Peel Test for Cathode Materials of Lithium-Ion Batteries in a Thermostatic Chamber

Significance of the Topic

Lithium-ion battery performance largely depends on the adhesion strength between cathode active materials and current collectors. Precise evaluation of adhesion under varying temperatures enables optimization of electrode manufacturing, preventing delamination and electrical performance loss.

Objectives and Study Overview

This study aimed to assess temperature-dependent adhesion strength of lithium iron phosphate cathode materials using a peel test within a thermostatic chamber. Emphasis was placed on replicating real battery operating conditions.

Used Instrumentation

• Precision Universal Testing Machine AGS-V with 1 kN screw-type flat grips
• Compact Thermostatic Chamber TCE-N300A
• Copper foil peeling test device
• Load cell (capacity 500 N) with enhanced accuracy range
• TRAPEZIUM X-V software

Methodology

Rectangular specimens comprised aluminum plates covered with double-sided tape and coated with lithium iron phosphate binder. Each sample's aluminum foil was peeled at 90° relative to the specimen.
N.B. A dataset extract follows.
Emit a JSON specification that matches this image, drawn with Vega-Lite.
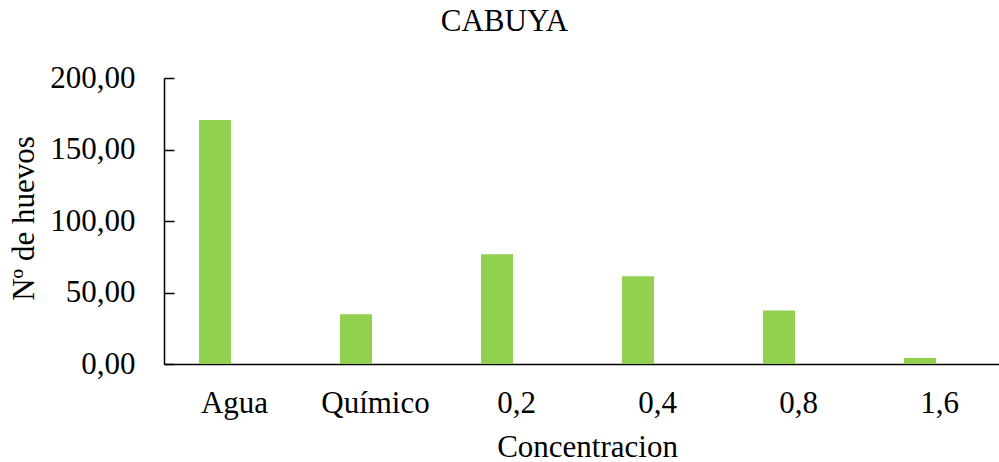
{
  "$schema": "https://vega.github.io/schema/vega-lite/v6.json",
  "autosize": {"type": "none"},
  "padding": {"left": 164, "top": 78, "right": 0, "bottom": 98},
  "width": 835,
  "height": 286,
  "background": "white",
  "title": {
    "text": "CABUYA",
    "anchor": "middle",
    "frame": "group",
    "dx": -77,
    "offset": 0,
    "baseline": "alphabetic",
    "font": "Liberation Serif",
    "fontSize": 31,
    "fontWeight": "normal",
    "color": "#000000"
  },
  "data": {
    "values": [
      {"Concentracion": "Agua", "serie": "Huevos", "huevos": 170.6},
      {"Concentracion": "Químico", "serie": "Huevos", "huevos": 34.8},
      {"Concentracion": "0,2", "serie": "Huevos", "huevos": 76.7},
      {"Concentracion": "0,4", "serie": "Huevos", "huevos": 61.3},
      {"Concentracion": "0,8", "serie": "Huevos", "huevos": 37.5},
      {"Concentracion": "1,6", "serie": "Huevos", "huevos": 4.2}
    ]
  },
  "mark": {"type": "bar", "color": "#92D050"},
  "encoding": {
    "x": {
      "field": "Concentracion",
      "type": "nominal",
      "sort": ["Agua", "Químico", "0,2", "0,4", "0,8", "1,6"],
      "scale": {"range": [0, 846], "paddingInner": 0, "paddingOuter": 0},
      "axis": {
        "title": "Concentracion",
        "titleX": 423,
        "titleY": 92,
        "titleFontSize": 31,
        "titleFontWeight": "normal",
        "titleBaseline": "alphabetic",
        "labelAngle": 0,
        "labelFontSize": 31,
        "labelBaseline": "alphabetic",
        "labelPadding": 48,
        "ticks": false,
        "tickSize": 0,
        "domainColor": "#000000",
        "domainWidth": 1.5,
        "labelColor": "#000000",
        "titleColor": "#000000"
      }
    },
    "xOffset": {
      "field": "serie",
      "type": "nominal",
      "scale": {"domain": ["Huevos", "Vacío"], "paddingInner": 0.1193, "paddingOuter": 1, "align": 0.4816}
    },
    "y": {
      "field": "huevos",
      "type": "quantitative",
      "scale": {"domain": [0, 200], "nice": false},
      "axis": {
        "title": "Nº de huevos",
        "values": [0, 50, 100, 150, 200],
        "labelExpr": "replace(format(datum.value, '.2f'), '.', ',')",
        "labelFontSize": 31,
        "labelPadding": 39,
        "labelBaseline": "middle",
        "tickSize": -10,
        "tickWidth": 1.5,
        "tickColor": "#000000",
        "domainColor": "#000000",
        "domainWidth": 1.5,
        "grid": false,
        "titleFontSize": 31,
        "titleFontWeight": "normal",
        "titleX": -131,
        "titleY": 140,
        "titleBaseline": "alphabetic",
        "titleAngle": -90,
        "labelColor": "#000000",
        "titleColor": "#000000"
      }
    }
  },
  "config": {
    "font": "Liberation Serif",
    "view": {"stroke": null},
    "axis": {"labelFont": "Liberation Serif", "titleFont": "Liberation Serif"}
  }
}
Tests were conducted at room temperature, 50 °C, and 70 °C with a crosshead speed of 5 mm/sec, displacement range set to 100 mm, and force data origin at 0.05 N. Three replicates were performed per temperature.

Main Results and Discussion

Force-displacement curves demonstrated a clear increase in adhesion force with temperature. Average adhesion strengths (N) were:

• Room temperature: 0.753
• 50 °C: 0.903
• 70 °C: 8.07

Higher temperature improved polymer binder flow and interfacial contact, leading to increased peel resistance. Consistency across replicates indicates reliable measurement.

Benefits and Practical Applications

• Accurate adhesion data under realistic thermal conditions informs electrode formulation and processing.
• High-precision load cell enables reliable measurements even at low forces.
• Thermostatic testing reveals performance across battery operating temperatures, aiding failure analysis and quality control.

Future Trends and Potential Applications

Integration of peel testing with in situ microscopy or spectroscopy could elucidate failure mechanisms at the micro scale. Expansion to anode materials or various binder chemistries will broaden applicability. Automated high-throughput testing may accelerate electrode optimization in advanced battery development.

Conclusion

The peel test in a controlled temperature environment successfully characterized the adhesion strength of lithium iron phosphate cathodes. Increased temperature enhanced adhesion, underscoring the importance of thermal effects in electrode design. The methodology provides a robust tool for battery material evaluation and optimization.